» Source data:
-- -- --
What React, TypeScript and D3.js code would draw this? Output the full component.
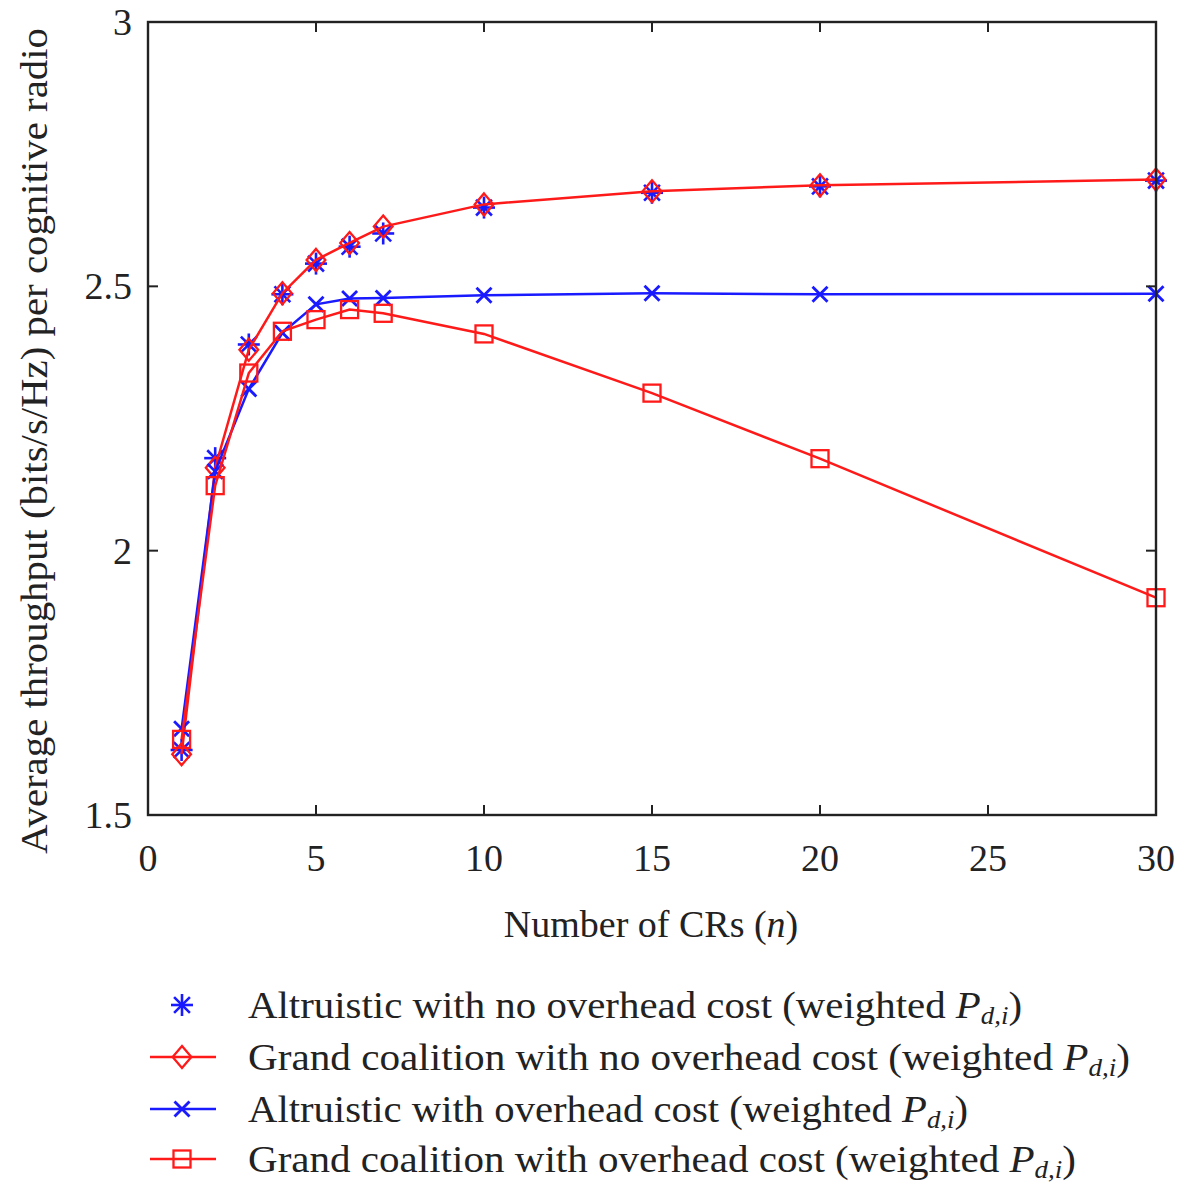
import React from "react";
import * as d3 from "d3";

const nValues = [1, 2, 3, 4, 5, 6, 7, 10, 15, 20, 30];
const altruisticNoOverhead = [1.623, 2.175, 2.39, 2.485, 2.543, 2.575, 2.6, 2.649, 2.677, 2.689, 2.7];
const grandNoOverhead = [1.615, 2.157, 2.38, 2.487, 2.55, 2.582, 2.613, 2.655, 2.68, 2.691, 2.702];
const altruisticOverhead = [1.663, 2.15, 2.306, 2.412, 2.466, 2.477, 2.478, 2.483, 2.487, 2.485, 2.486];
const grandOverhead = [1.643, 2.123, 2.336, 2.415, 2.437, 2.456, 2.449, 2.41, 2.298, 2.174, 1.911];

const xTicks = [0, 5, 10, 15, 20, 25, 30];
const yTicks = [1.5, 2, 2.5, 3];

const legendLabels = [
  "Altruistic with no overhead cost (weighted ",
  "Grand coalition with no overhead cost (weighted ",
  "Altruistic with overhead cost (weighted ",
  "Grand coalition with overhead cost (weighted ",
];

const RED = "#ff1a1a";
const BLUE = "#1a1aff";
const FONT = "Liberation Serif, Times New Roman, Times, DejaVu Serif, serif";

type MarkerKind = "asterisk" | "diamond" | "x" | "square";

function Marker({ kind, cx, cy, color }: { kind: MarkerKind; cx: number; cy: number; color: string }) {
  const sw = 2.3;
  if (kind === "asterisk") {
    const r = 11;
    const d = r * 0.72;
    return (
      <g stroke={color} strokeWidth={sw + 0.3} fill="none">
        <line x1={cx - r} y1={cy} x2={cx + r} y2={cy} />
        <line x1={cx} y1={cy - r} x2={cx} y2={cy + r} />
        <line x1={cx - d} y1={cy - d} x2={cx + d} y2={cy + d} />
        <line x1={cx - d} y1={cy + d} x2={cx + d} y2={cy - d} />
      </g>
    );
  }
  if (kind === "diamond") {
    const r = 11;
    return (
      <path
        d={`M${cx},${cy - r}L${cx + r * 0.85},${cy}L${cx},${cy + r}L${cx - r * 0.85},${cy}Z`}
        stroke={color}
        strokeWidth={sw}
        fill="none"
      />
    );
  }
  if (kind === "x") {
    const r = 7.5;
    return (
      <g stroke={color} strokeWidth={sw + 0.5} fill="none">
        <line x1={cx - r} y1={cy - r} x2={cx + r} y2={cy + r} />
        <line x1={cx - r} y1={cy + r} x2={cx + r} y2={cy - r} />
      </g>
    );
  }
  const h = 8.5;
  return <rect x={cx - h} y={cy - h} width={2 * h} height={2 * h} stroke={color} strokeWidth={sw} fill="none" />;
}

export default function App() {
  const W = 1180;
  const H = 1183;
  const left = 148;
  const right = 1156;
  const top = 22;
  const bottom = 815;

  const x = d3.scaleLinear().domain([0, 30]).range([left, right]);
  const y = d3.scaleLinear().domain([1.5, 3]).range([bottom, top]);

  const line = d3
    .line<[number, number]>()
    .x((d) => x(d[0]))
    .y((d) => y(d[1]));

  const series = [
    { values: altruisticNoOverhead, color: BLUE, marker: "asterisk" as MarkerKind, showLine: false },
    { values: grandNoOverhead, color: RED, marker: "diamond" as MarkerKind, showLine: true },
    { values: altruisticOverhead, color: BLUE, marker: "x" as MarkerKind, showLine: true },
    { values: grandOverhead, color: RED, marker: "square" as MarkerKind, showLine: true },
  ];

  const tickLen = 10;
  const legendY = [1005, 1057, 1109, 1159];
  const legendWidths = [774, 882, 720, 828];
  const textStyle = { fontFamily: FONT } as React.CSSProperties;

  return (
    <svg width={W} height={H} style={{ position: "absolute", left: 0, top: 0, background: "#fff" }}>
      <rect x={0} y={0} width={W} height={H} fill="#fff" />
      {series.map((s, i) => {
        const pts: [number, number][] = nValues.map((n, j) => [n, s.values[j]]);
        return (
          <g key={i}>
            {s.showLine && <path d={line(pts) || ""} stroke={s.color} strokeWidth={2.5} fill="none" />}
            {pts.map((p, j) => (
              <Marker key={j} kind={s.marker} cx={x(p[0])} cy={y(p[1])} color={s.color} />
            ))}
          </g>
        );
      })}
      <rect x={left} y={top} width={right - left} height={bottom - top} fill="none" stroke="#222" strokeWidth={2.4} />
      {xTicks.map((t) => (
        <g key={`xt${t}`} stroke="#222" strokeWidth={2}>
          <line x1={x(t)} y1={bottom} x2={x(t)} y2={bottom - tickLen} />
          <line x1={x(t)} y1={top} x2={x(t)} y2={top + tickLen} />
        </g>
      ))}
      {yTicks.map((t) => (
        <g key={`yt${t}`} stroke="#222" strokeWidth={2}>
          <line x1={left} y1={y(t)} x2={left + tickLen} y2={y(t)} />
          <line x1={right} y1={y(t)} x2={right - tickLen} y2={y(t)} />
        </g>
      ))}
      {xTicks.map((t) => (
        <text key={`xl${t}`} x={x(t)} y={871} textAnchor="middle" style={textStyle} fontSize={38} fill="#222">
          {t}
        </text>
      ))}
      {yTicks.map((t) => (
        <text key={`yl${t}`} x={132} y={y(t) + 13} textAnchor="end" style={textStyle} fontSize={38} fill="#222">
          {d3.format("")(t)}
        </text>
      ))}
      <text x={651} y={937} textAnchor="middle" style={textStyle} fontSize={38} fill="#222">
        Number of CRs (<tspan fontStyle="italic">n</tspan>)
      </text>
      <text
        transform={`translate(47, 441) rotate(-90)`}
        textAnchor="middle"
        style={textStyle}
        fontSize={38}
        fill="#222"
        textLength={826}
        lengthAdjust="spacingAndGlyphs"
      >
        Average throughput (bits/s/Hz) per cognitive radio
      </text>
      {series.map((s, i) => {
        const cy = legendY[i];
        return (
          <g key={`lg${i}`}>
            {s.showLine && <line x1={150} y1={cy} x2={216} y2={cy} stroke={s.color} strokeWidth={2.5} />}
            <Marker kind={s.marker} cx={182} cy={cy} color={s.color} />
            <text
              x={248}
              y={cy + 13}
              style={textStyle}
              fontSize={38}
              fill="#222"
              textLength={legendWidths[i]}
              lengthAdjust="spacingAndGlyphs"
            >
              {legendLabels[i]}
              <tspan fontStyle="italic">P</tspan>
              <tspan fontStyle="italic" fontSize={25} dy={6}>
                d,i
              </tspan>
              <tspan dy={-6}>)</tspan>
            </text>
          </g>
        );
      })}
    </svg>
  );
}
-- -- --
Quote every line word for word and keep the images out of the copy.

What React, TypeScript and D3.js code would draw this? Output the full component.
import React from "react";
import * as d3 from "d3";

const nValues = [1, 2, 3, 4, 5, 6, 7, 10, 15, 20, 30];
const altruisticNoOverhead = [1.623, 2.175, 2.39, 2.485, 2.543, 2.575, 2.6, 2.649, 2.677, 2.689, 2.7];
const grandNoOverhead = [1.615, 2.157, 2.38, 2.487, 2.55, 2.582, 2.613, 2.655, 2.68, 2.691, 2.702];
const altruisticOverhead = [1.663, 2.15, 2.306, 2.412, 2.466, 2.477, 2.478, 2.483, 2.487, 2.485, 2.486];
const grandOverhead = [1.643, 2.123, 2.336, 2.415, 2.437, 2.456, 2.449, 2.41, 2.298, 2.174, 1.911];

const xTicks = [0, 5, 10, 15, 20, 25, 30];
const yTicks = [1.5, 2, 2.5, 3];

const legendLabels = [
  "Altruistic with no overhead cost (weighted ",
  "Grand coalition with no overhead cost (weighted ",
  "Altruistic with overhead cost (weighted ",
  "Grand coalition with overhead cost (weighted ",
];

const RED = "#ff1a1a";
const BLUE = "#1a1aff";
const FONT = "Liberation Serif, Times New Roman, Times, DejaVu Serif, serif";

type MarkerKind = "asterisk" | "diamond" | "x" | "square";

function Marker({ kind, cx, cy, color }: { kind: MarkerKind; cx: number; cy: number; color: string }) {
  const sw = 2.3;
  if (kind === "asterisk") {
    const r = 11;
    const d = r * 0.72;
    return (
      <g stroke={color} strokeWidth={sw + 0.3} fill="none">
        <line x1={cx - r} y1={cy} x2={cx + r} y2={cy} />
        <line x1={cx} y1={cy - r} x2={cx} y2={cy + r} />
        <line x1={cx - d} y1={cy - d} x2={cx + d} y2={cy + d} />
        <line x1={cx - d} y1={cy + d} x2={cx + d} y2={cy - d} />
      </g>
    );
  }
  if (kind === "diamond") {
    const r = 11;
    return (
      <path
        d={`M${cx},${cy - r}L${cx + r * 0.85},${cy}L${cx},${cy + r}L${cx - r * 0.85},${cy}Z`}
        stroke={color}
        strokeWidth={sw}
        fill="none"
      />
    );
  }
  if (kind === "x") {
    const r = 7.5;
    return (
      <g stroke={color} strokeWidth={sw + 0.5} fill="none">
        <line x1={cx - r} y1={cy - r} x2={cx + r} y2={cy + r} />
        <line x1={cx - r} y1={cy + r} x2={cx + r} y2={cy - r} />
      </g>
    );
  }
  const h = 8.5;
  return <rect x={cx - h} y={cy - h} width={2 * h} height={2 * h} stroke={color} strokeWidth={sw} fill="none" />;
}

export default function App() {
  const W = 1180;
  const H = 1183;
  const left = 148;
  const right = 1156;
  const top = 22;
  const bottom = 815;

  const x = d3.scaleLinear().domain([0, 30]).range([left, right]);
  const y = d3.scaleLinear().domain([1.5, 3]).range([bottom, top]);

  const line = d3
    .line<[number, number]>()
    .x((d) => x(d[0]))
    .y((d) => y(d[1]));

  const series = [
    { values: altruisticNoOverhead, color: BLUE, marker: "asterisk" as MarkerKind, showLine: false },
    { values: grandNoOverhead, color: RED, marker: "diamond" as MarkerKind, showLine: true },
    { values: altruisticOverhead, color: BLUE, marker: "x" as MarkerKind, showLine: true },
    { values: grandOverhead, color: RED, marker: "square" as MarkerKind, showLine: true },
  ];

  const tickLen = 10;
  const legendY = [1005, 1057, 1109, 1159];
  const legendWidths = [774, 882, 720, 828];
  const textStyle = { fontFamily: FONT } as React.CSSProperties;

  return (
    <svg width={W} height={H} style={{ position: "absolute", left: 0, top: 0, background: "#fff" }}>
      <rect x={0} y={0} width={W} height={H} fill="#fff" />
      {series.map((s, i) => {
        const pts: [number, number][] = nValues.map((n, j) => [n, s.values[j]]);
        return (
          <g key={i}>
            {s.showLine && <path d={line(pts) || ""} stroke={s.color} strokeWidth={2.5} fill="none" />}
            {pts.map((p, j) => (
              <Marker key={j} kind={s.marker} cx={x(p[0])} cy={y(p[1])} color={s.color} />
            ))}
          </g>
        );
      })}
      <rect x={left} y={top} width={right - left} height={bottom - top} fill="none" stroke="#222" strokeWidth={2.4} />
      {xTicks.map((t) => (
        <g key={`xt${t}`} stroke="#222" strokeWidth={2}>
          <line x1={x(t)} y1={bottom} x2={x(t)} y2={bottom - tickLen} />
          <line x1={x(t)} y1={top} x2={x(t)} y2={top + tickLen} />
        </g>
      ))}
      {yTicks.map((t) => (
        <g key={`yt${t}`} stroke="#222" strokeWidth={2}>
          <line x1={left} y1={y(t)} x2={left + tickLen} y2={y(t)} />
          <line x1={right} y1={y(t)} x2={right - tickLen} y2={y(t)} />
        </g>
      ))}
      {xTicks.map((t) => (
        <text key={`xl${t}`} x={x(t)} y={871} textAnchor="middle" style={textStyle} fontSize={38} fill="#222">
          {t}
        </text>
      ))}
      {yTicks.map((t) => (
        <text key={`yl${t}`} x={132} y={y(t) + 13} textAnchor="end" style={textStyle} fontSize={38} fill="#222">
          {d3.format("")(t)}
        </text>
      ))}
      <text x={651} y={937} textAnchor="middle" style={textStyle} fontSize={38} fill="#222">
        Number of CRs (<tspan fontStyle="italic">n</tspan>)
      </text>
      <text
        transform={`translate(47, 441) rotate(-90)`}
        textAnchor="middle"
        style={textStyle}
        fontSize={38}
        fill="#222"
        textLength={826}
        lengthAdjust="spacingAndGlyphs"
      >
        Average throughput (bits/s/Hz) per cognitive radio
      </text>
      {series.map((s, i) => {
        const cy = legendY[i];
        return (
          <g key={`lg${i}`}>
            {s.showLine && <line x1={150} y1={cy} x2={216} y2={cy} stroke={s.color} strokeWidth={2.5} />}
            <Marker kind={s.marker} cx={182} cy={cy} color={s.color} />
            <text
              x={248}
              y={cy + 13}
              style={textStyle}
              fontSize={38}
              fill="#222"
              textLength={legendWidths[i]}
              lengthAdjust="spacingAndGlyphs"
            >
              {legendLabels[i]}
              <tspan fontStyle="italic">P</tspan>
              <tspan fontStyle="italic" fontSize={25} dy={6}>
                d,i
              </tspan>
              <tspan dy={-6}>)</tspan>
            </text>
          </g>
        );
      })}
    </svg>
  );
}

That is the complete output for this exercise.